Alongside this, we generally recommend that an audit of the physical security of the vessel is carried out. This would involve looking at how spaces are secured using electronic access control and keys and performing a full walkthrough of the vessel.

During past engagements, issues have been found where spaces such as HVAC or swimming pool plant are inadequately secured, allowing access to IAMCS. From this perspective it may be possible to significantly impact machinery onboard.

Purple teaming

Over the life of a vessel, it is expected that new systems and equipment will be added and connected to networks. Whilst some of these will be fully approved and designed, we have often found unauthorised or poorly documented systems implemented.

For this reason, we are often asked to perform a “purple team” exercise, where we will use defined TTPs that should trigger any alerting or monitoring.

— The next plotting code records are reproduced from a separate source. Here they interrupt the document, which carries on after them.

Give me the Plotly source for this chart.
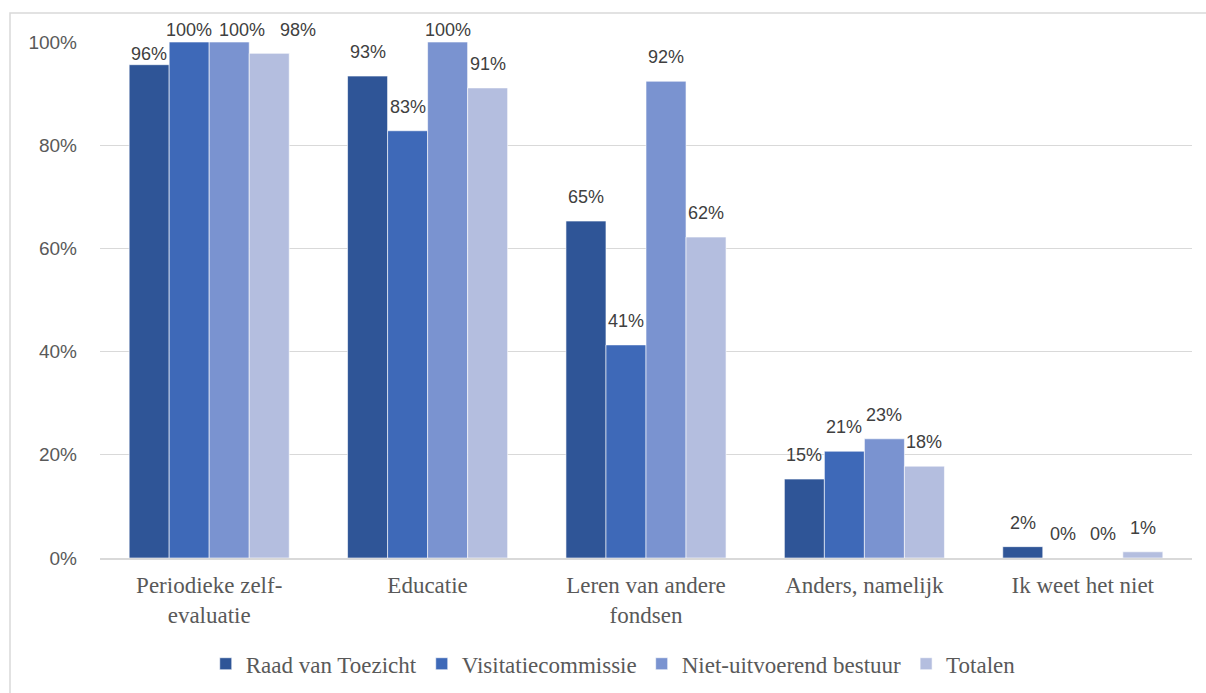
import plotly.graph_objects as go

categories = ["Periodieke zelf-<br>evaluatie", "Educatie", "Leren van andere<br>fondsen",
              "Anders, namelijk", "Ik weet het niet"]
series_names = ["Raad van Toezicht", "Visitatiecommissie", "Niet-uitvoerend bestuur", "Totalen"]
raad = [95.6, 93.4, 65.3, 15.3, 2.2]
visitatie = [100, 82.8, 41.3, 20.7, 0]
niet_uitvoerend = [100, 100, 92.4, 23.1, 0]
totalen = [97.8, 91.1, 62.2, 17.8, 1.2]
series_values = [raad, visitatie, niet_uitvoerend, totalen]
colors = ["#2F5597", "#3E69B8", "#7A93D0", "#B4BEDF"]
tick_vals = [0, 20, 40, 60, 80, 100]
tick_text = ["0%", "20%", "40%", "60%", "80%", "100%"]

fig = go.Figure()
for name, vals, col in zip(series_names, series_values, colors):
    fig.add_trace(go.Bar(
        x=categories, y=vals, name=name,
        marker=dict(color=col, line=dict(width=0.6, color="#FFFFFF")),
        cliponaxis=False,
    ))

# data labels placed above each bar (bar width 40 px within a group of 4)
bar_px = 40
px_per_unit = 516 / 100
x_nudge = {(0, 2): 13, (0, 3): 29}   # labels nudged right in first group, as in the reference
y_override = {(0, 0): 11}
for si, vals in enumerate(series_values):
    for ci, (cat, v) in enumerate(zip(categories, vals)):
        ys = min(24, 12 + (100 - v) * px_per_unit)
        ys = y_override.get((ci, si), ys)
        fig.add_annotation(
            x=cat, y=v, xref="x", yref="y",
            text=f"{round(v)}%", showarrow=False,
            xshift=(si - 1.5) * bar_px + x_nudge.get((ci, si), 0),
            yshift=ys, yanchor="middle", xanchor="center",
            font=dict(family="Liberation Sans, Arial, sans-serif", size=18, color="#404040"),
        )

fig.update_layout(
    width=1206, height=693,
    margin=dict(l=100, r=14, t=42, b=135, autoexpand=False),
    paper_bgcolor="white", plot_bgcolor="white",
    barmode="group", bargap=0.267, bargroupgap=0,
    showlegend=True,
    legend=dict(orientation="h", x=0.47, xanchor="center", y=-0.205, yanchor="middle",
                font=dict(family="Liberation Serif, Times New Roman, serif", size=23, color="#595959"),
                itemwidth=30, traceorder="normal"),
    yaxis=dict(range=[0, 100], tickvals=tick_vals, ticktext=tick_text,
               showgrid=True, gridcolor="#D9D9D9", gridwidth=1,
               zeroline=False, showline=False, ticks="", automargin=False,
               ticklabelstandoff=22,
               tickfont=dict(family="Liberation Sans, Arial, sans-serif", size=19, color="#595959")),
    xaxis=dict(showline=True, linecolor="#D9D9D9", linewidth=1.5, ticks="", automargin=False,
               ticklabelstandoff=6,
               tickfont=dict(family="Liberation Serif, Times New Roman, serif", size=23, color="#595959")),
    shapes=[dict(type="rect", xref="paper", yref="paper",
                 x0=(10 - 100) / 1092, x1=1.05, y0=-0.35, y1=(558 - 13) / 516,
                 line=dict(color="#D9D9D9", width=1.5), layer="below")],
)

fig.write_html("out.html")
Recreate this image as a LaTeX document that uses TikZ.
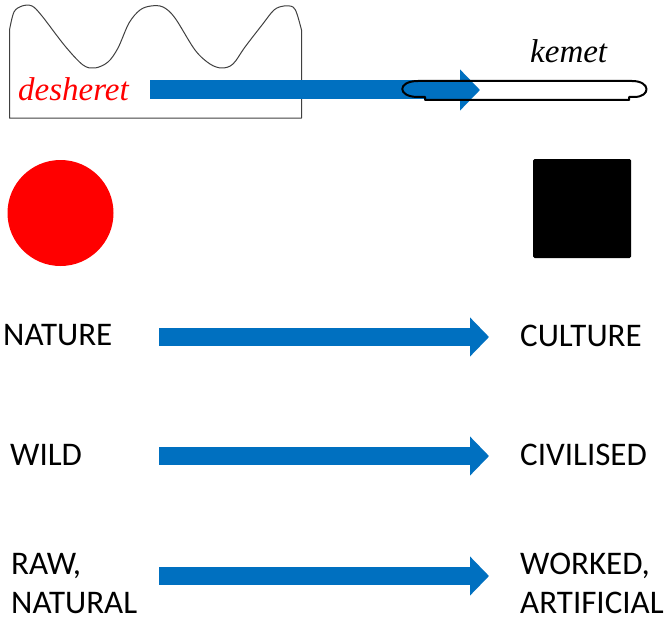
\documentclass[tikz,border=0pt]{standalone}
\usepackage{fontspec}
\setmainfont{Carlito}
\newfontfamily\serifit{Liberation Serif}
\usetikzlibrary{arrows.meta,calc}
\definecolor{arrowblue}{RGB}{0,112,192}
\definecolor{boxgray}{RGB}{64,64,64}
\tikzset{
  label/.style={inner sep=0pt, anchor=base west, font=\fontsize{33}{39}\selectfont, align=left},
  egypt/.style={inner sep=0pt, anchor=base west, font=\serifit\itshape\fontsize{33}{37}\selectfont},
  bigarrow/.style={draw=arrowblue, line width=18pt, -{Triangle[width=38pt, length=19pt]}},
  toparrow/.style={draw=arrowblue, line width=19pt, -{Triangle[width=40pt, length=20pt]}},
  kemetline/.style={draw=black, line width=2pt, line join=round},
  desertline/.style={draw=boxgray, line width=1pt, line join=round}
}
\begin{document}
\begin{tikzpicture}[x=1pt, y=-1pt]
\useasboundingbox (0,0) rectangle (668,623);
% desert box with hills
\draw[desertline] (301.5,118) -- (9.5,118) -- (9.5,30)
  -- plot[smooth, tension=0.55] coordinates {(9.5,30) (14,12) (22,6) (32,6) (42,16) (65,46) (83,65) (95,68) (108,62) (118,48) (129,23) (140,10) (151,6) (163,7) (175,18) (195,50) (210,64) (222,68) (233,64) (245,47) (262,25) (274,10) (284,6) (293,7) (297,14) (301.5,30)}
  -- cycle;
\node[egypt, text=red] (desheret) at (18,100) {desheret};
\node[egypt] (kemet) at (530,63) {kemet};
% top arrow
\coordinate (ts) at (150,90);
\coordinate (tt) at (480,90);
\draw[toparrow] (ts) -- (tt);
% kemet sign
\draw[kemetline] (418,81) -- (632,81) .. controls (651,81) and (651,97) .. (634,97) -- (629,97) -- (629,100) -- (425,100) -- (425,97) -- (418,97) .. controls (397,97) and (397,81) .. (418,81) -- cycle;
% symbols
\fill[red] (60.5,213) circle (53);
\fill[black, rounded corners=1.5pt] (533,159) rectangle (631,258);
% rows
\node[label] (nature) at (3,345) {NATURE};
\node[label] (culture) at (520,346) {CULTURE};
\coordinate (a1s) at (159,337);
\coordinate (a1t) at (489,337);
\draw[bigarrow] (a1s) -- (a1t);
\node[label] (wild) at (10,465) {WILD};
\node[label] (civilised) at (520,465) {CIVILISED};
\coordinate (a2s) at (159,456);
\coordinate (a2t) at (489,456);
\draw[bigarrow] (a2s) -- (a2t);
\node[label] (raw) at (11,613) {RAW,\\NATURAL};
\node[label] (worked) at (520,613) {WORKED,\\ARTIFICIAL};
\coordinate (a3s) at (159,576);
\coordinate (a3t) at (489,576);
\draw[bigarrow] (a3s) -- (a3t);
\end{tikzpicture}
\end{document}
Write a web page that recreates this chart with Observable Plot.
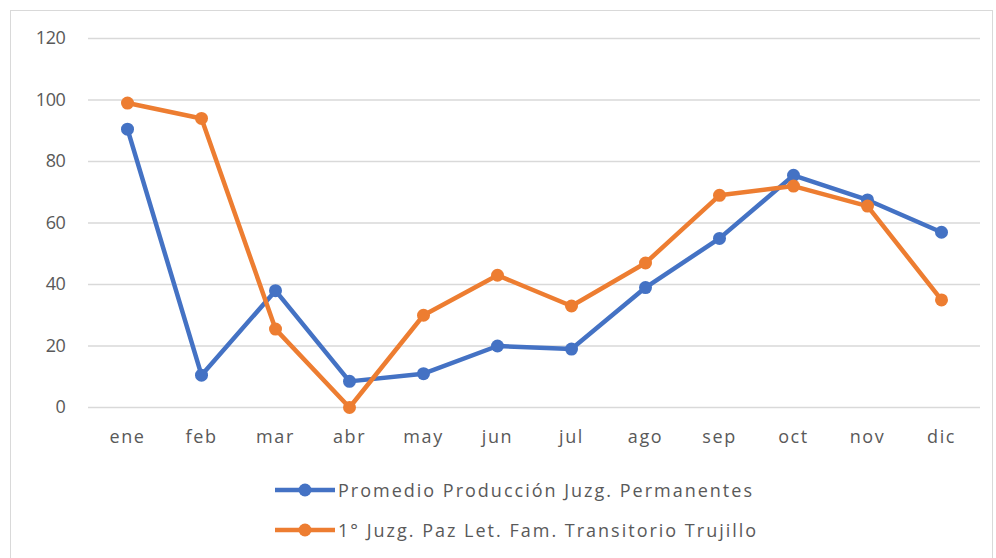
<!DOCTYPE html>
<html>
<head>
<meta charset="utf-8">
<script src="https://cdn.jsdelivr.net/npm/d3@7"></script>
<script src="https://cdn.jsdelivr.net/npm/@observablehq/plot@0.6"></script>
<style>
  html, body { margin: 0; padding: 0; background: #fff; }
  #wrap { position: relative; width: 996px; height: 558px; overflow: hidden; font-family: "Open Sans", sans-serif; }
  #frame { position: absolute; left: 10px; top: 10px; width: 983px; height: 600px; border: 1px solid #d9d9d9; box-sizing: border-box; }
  #chart { position: absolute; left: 0; top: 0; }
  #chart svg g[aria-label="y-axis tick label"] text { font-size: 18px; letter-spacing: -0.4px; }
  #chart svg g[aria-label="x-axis tick label"] text { font-size: 18px; letter-spacing: 1.6px; }
  .leg { position: absolute; left: 275px; display: flex; align-items: center; color: #595959; font-size: 18px; letter-spacing: 2px; white-space: nowrap; }
  .leg svg { margin-right: 3px; }
</style>
</head>
<body>
<div id="wrap">
  <div id="frame"></div>
  <div id="chart"></div>
  <div id="legend"></div>
</div>
<script>
const months = ["ene","feb","mar","abr","may","jun","jul","ago","sep","oct","nov","dic"];
const seriesNames = ["Promedio Producción Juzg. Permanentes", "1° Juzg. Paz Let. Fam. Transitorio Trujillo"];
const permanentes = [90.5, 10.5, 38, 8.5, 11, 20, 19, 39, 55, 75.5, 67.5, 57];
const transitorio = [99, 94, 25.5, 0, 30, 43, 33, 47, 69, 72, 65.5, 35];
const yTicks = [0, 20, 40, 60, 80, 100, 120];
const colors = ["#4472C4", "#ED7D31"];

const data = [];
months.forEach((m, i) => data.push({month: m, value: permanentes[i], series: seriesNames[0]}));
months.forEach((m, i) => data.push({month: m, value: transitorio[i], series: seriesNames[1]}));

const chart = Plot.plot({
  width: 996,
  height: 465,
  marginLeft: 88,
  marginRight: 16,
  marginTop: 38,
  marginBottom: 58,
  style: {fontFamily: "Open Sans, sans-serif", fontSize: "17px", color: "#595959", background: "transparent"},
  x: {type: "point", domain: months, padding: 0.5, label: null},
  y: {domain: [0, 120], label: null},
  color: {domain: seriesNames, range: colors},
  marks: [
    Plot.gridY(yTicks, {stroke: "#d9d9d9", strokeOpacity: 1, strokeWidth: 1.3}),
    Plot.axisY(yTicks, {tickSize: 0, tickPadding: 23, fill: "#595959"}),
    Plot.axisX(months, {tickSize: 0, tickPadding: 23, fill: "#595959"}),
    Plot.line(data, {x: "month", y: "value", z: "series", stroke: "series", strokeWidth: 4.5, strokeLinejoin: "round"}),
    Plot.dot(data, {x: "month", y: "value", fill: "series", r: 6.5})
  ]
});
document.getElementById("chart").appendChild(chart);

const legend = document.getElementById("legend");
seriesNames.forEach((name, i) => {
  const div = document.createElement("div");
  div.className = "leg";
  div.style.top = (477 + i * 40) + "px";
  div.innerHTML = `<svg width="60" height="26"><line x1="0" y1="13" x2="60" y2="13" stroke="${colors[i]}" stroke-width="4.5"/><circle cx="30" cy="13" r="6.5" fill="${colors[i]}"/></svg><span>${name}</span>`;
  legend.appendChild(div);
});
</script>
</body>
</html>
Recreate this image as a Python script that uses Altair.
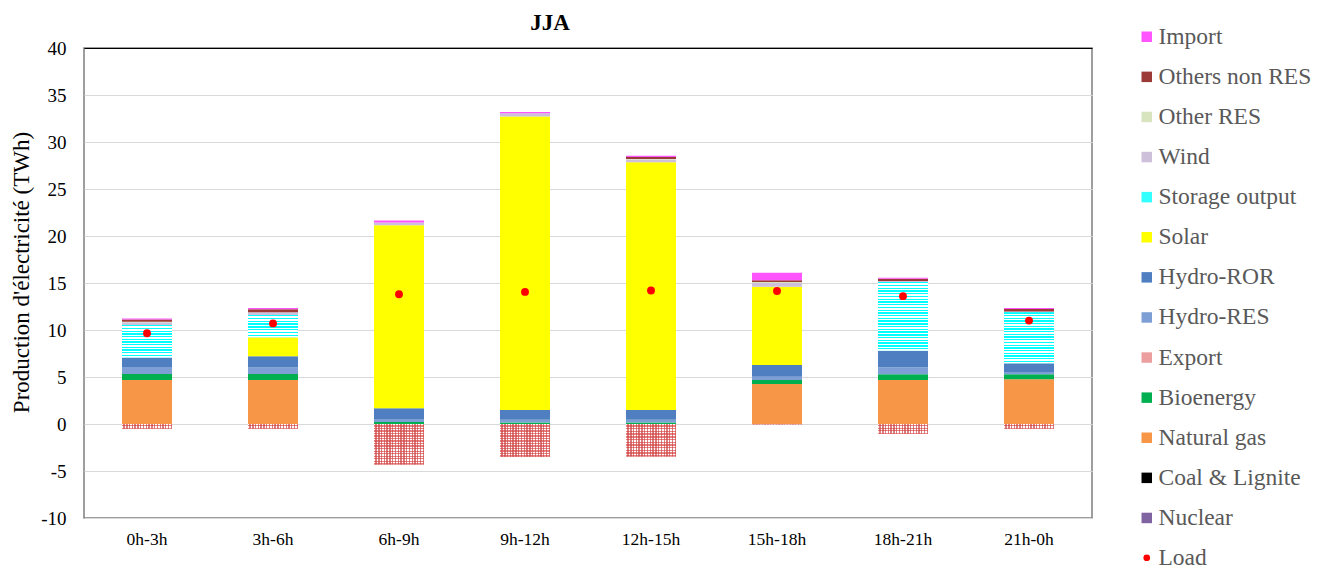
import altair as alt
import pandas as pd

periods = ["0h-3h", "3h-6h", "6h-9h", "9h-12h", "12h-15h", "15h-18h", "18h-21h", "21h-0h"]

nuclear = [0, 0, 0, 0, 0, 0, 0, 0]
coal_lignite = [0, 0, 0, 0, 0, 0, 0, 0]
natural_gas = [4.68, 4.68, 0, 0, 0, 4.26, 4.68, 4.75]
bioenergy = [0.64, 0.64, 0.2, 0.15, 0.15, 0.42, 0.61, 0.54]
hydro_res = [0.75, 0.70, 0.32, 0.30, 0.30, 0.35, 0.75, 0.25]
hydro_ror = [1.00, 1.20, 1.15, 1.05, 1.05, 1.25, 1.76, 0.92]
solar = [0, 2.0, 19.47, 31.2, 26.35, 8.32, 0, 0]
storage_output = [3.45, 2.38, 0, 0, 0, 0, 7.3, 5.42]
wind = [0.3, 0.3, 0.3, 0.35, 0.3, 0.4, 0.1, 0.1]
other_res = [0.05, 0, 0, 0, 0.05, 0.1, 0, 0]
others_non_res = [0.25, 0.3, 0, 0, 0.2, 0.2, 0.25, 0.25]
imports = [0.1, 0.15, 0.2, 0.15, 0.15, 0.8, 0.1, 0.1]
export = [-0.5, -0.5, -4.3, -3.48, -3.45, -0.05, -1.05, -0.5]
load = [9.65, 10.7, 13.8, 14.05, 14.2, 14.15, 13.6, 11.0]

stack_sources = [
    ("Nuclear", nuclear), ("Coal & Lignite", coal_lignite), ("Natural gas", natural_gas),
    ("Bioenergy", bioenergy), ("Hydro-RES", hydro_res), ("Hydro-ROR", hydro_ror),
    ("Solar", solar), ("Storage output", storage_output), ("Wind", wind),
    ("Other RES", other_res), ("Others non RES", others_non_res), ("Import", imports),
]

legend_order = ["Import", "Others non RES", "Other RES", "Wind", "Storage output", "Solar",
                "Hydro-ROR", "Hydro-RES", "Export", "Bioenergy", "Natural gas",
                "Coal & Lignite", "Nuclear"]
legend_colors = ["#ff55ff", "#9b3a36", "#d7e4bd", "#ccc0da", "#33ffff", "#ffff00",
                 "#4f7fc0", "#7d9fd6", "#ec9f9f", "#00b050", "#f79646",
                 "#000000", "#8064a2"]

rows = []
for i, p in enumerate(periods):
    base = 0.0
    for name, vals in stack_sources:
        v = vals[i]
        rows.append({"period": p, "source": name, "value": v, "y0": base, "y1": base + v})
        base += v
    rows.append({"period": p, "source": "Export", "value": export[i], "y0": 0.0, "y1": export[i]})
df = pd.DataFrame(rows)
df = df[df["value"] != 0]

load_df = pd.DataFrame({"period": periods, "load": load, "kind": ["Load"] * len(periods)})

PX_PER_UNIT = 470 / 50.0

x_enc = alt.X("period:N", sort=periods, title=None,
              scale=alt.Scale(paddingInner=0.603, paddingOuter=0.3015),
              axis=alt.Axis(labelAngle=0, ticks=False, domain=False, labelFontSize=17.5,
                            labelColor="#000000", labelPadding=12))
y_scale = alt.Scale(domain=[-10, 40], nice=False, zero=False)
y_enc = alt.Y("y0:Q", scale=y_scale, title="Production d'électricité (TWh)",
              axis=alt.Axis(values=list(range(-10, 41, 5)), ticks=False, domain=False,
                            labelExpr="'' + datum.value",
                            labelFontSize=19, labelColor="#000000", labelPadding=18,
                            titleFontSize=23, titleFontWeight="normal", titleColor="#000000",
                            titlePadding=7, titleY=224,
                            gridColor=alt.ExprRef("datum.value == 40 ? '#000000' : '#d9d9d9'")))

base = alt.Chart(df).mark_bar().encode(
    x=x_enc,
    y=y_enc,
    y2="y1:Q",
    color=alt.Color("source:N", scale=alt.Scale(domain=legend_order, range=legend_colors),
                    legend=alt.Legend(title=None, orient="none", legendX=1051, legendY=-23,
                                      symbolType="square", symbolSize=110, symbolStrokeWidth=0,
                                      labelFontSize=23.5, labelColor="#595959", rowPadding=15.1,
                                      labelOffset=0, labelLimit=400)),
)


def stripes(n, c1, c2, horizontal=True):
    stops = []
    for k in range(n):
        a = k / n
        m = (k + 0.5) / n
        b = (k + 1) / n
        stops += [alt.GradientStop(color=c1, offset=a), alt.GradientStop(color=c1, offset=m),
                  alt.GradientStop(color=c2, offset=m), alt.GradientStop(color=c2, offset=b)]
    if horizontal:
        return alt.LinearGradient(gradient="linear", stops=stops, x1=0, x2=0, y1=0, y2=1)
    return alt.LinearGradient(gradient="linear", stops=stops, x1=0, x2=1, y1=0, y2=0)


layers = [base]
for i, p in enumerate(periods):
    v = storage_output[i]
    if v > 0:
        n = max(1, round(v * PX_PER_UNIT / 2.7))
        layers.append(
            alt.Chart(df).transform_filter(
                (alt.datum.period == p) & (alt.datum.source == "Storage output")
            ).mark_bar(fill=stripes(n, "#00ffff", "#ffffff")).encode(x=x_enc, y="y0:Q", y2="y1:Q")
        )
    e = -export[i]
    n = round(e * PX_PER_UNIT / 2.6)
    if n >= 1:
        layers.append(
            alt.Chart(df).transform_filter(
                (alt.datum.period == p) & (alt.datum.source == "Export")
            ).mark_bar(fill=stripes(n, "#ffffff", "#e88080")).encode(x=x_enc, y="y0:Q", y2="y1:Q")
        )

layers.append(
    alt.Chart(df).transform_filter(alt.datum.source == "Export")
    .mark_bar(fill=stripes(18, "rgba(255,255,255,0)", "rgba(205,70,70,0.7)", horizontal=False))
    .encode(x=x_enc, y="y0:Q", y2="y1:Q")
)

points = alt.Chart(load_df).mark_point(filled=True, size=62, opacity=1, color="#ff0000").encode(
    x=alt.X("period:N", sort=periods),
    y=alt.Y("load:Q", scale=y_scale),
    shape=alt.Shape("kind:N", scale=alt.Scale(domain=["Load"], range=["circle"]),
                    legend=alt.Legend(title=None, orient="none", legendX=1051, legendY=498,
                                      symbolSize=45, symbolFillColor="#ff0000",
                                      symbolStrokeWidth=0, labelFontSize=23.5,
                                      labelColor="#595959", labelOffset=0)),
)
layers.append(points)

chart = alt.layer(*layers).properties(
    width=1008,
    height=470,
    autosize=alt.AutoSizeParams(type="none"),
    padding={"left": 76, "top": 40, "right": 230, "bottom": 54},
    title=alt.TitleParams("JJA", fontSize=23, fontWeight="bold", font="Liberation Serif",
                          anchor="middle", dx=-38, offset=-10, color="#000000"),
).configure(font="Liberation Serif").configure_view(
    stroke="#7f7f7f", strokeWidth=1.5
)

chart.save("out.html", embed_options={"renderer": "svg", "actions": False})
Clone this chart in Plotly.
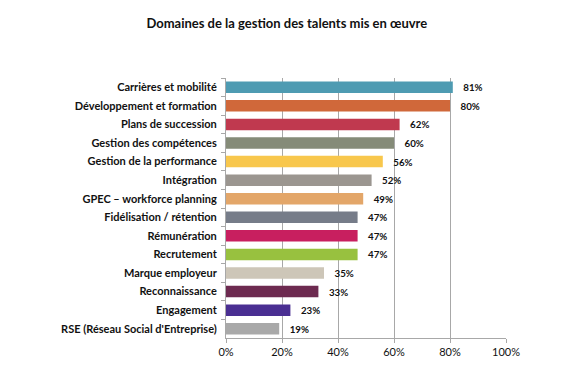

Ideally, the SOC would detect the presence of a new connected system, and then crew should have adequate tools to track down the system. Examples of such techniques would include placing a new gateway into various network locations and generating unexpected traffic such as TeamViewer from existing OT systems.

What else is tested?

Alongside the above enhanced testing, the following testing is often carried out:

  • Connect to Wi-Fi and exposed Wired networks to check that they are adequately segregated from each other. Particular attention will be paid to the more easily accessible networks such as the guest and crew Wi-Fi.
  • Investigate the quality of passwords used around the vessel, including the Wi-Fi, corporate machines, bridge systems, and external systems.
  • Determine how passwords are stored on the vessel.
  • Investigate how passwords are rotated when crew leave and join.
  • Connect to the business network and investigate the connections back to shore, looking to compromise the Windows domain either from a position of no or low privilege.
  • Check that vessel-to-vessel attacks are not possible
  • Perform a network and physical audit of the vessel to discover any undocumented or unknown systems, looking for bridges between different network segments or unauthorised remote access.
  • A vulnerability assessment of the onboard PCs and servers in the corporate domain
  • A vulnerability assessment of TV / broadcast networks onboard.
  • Check that the external attack surface of the vessel is minimised.


Cruise ships are one of the most complex environments we are asked to test the security of. Testing requires significant expertise in both the maritime and hotel domains, which is why several of our team are ex ships engineers or officers of the watch.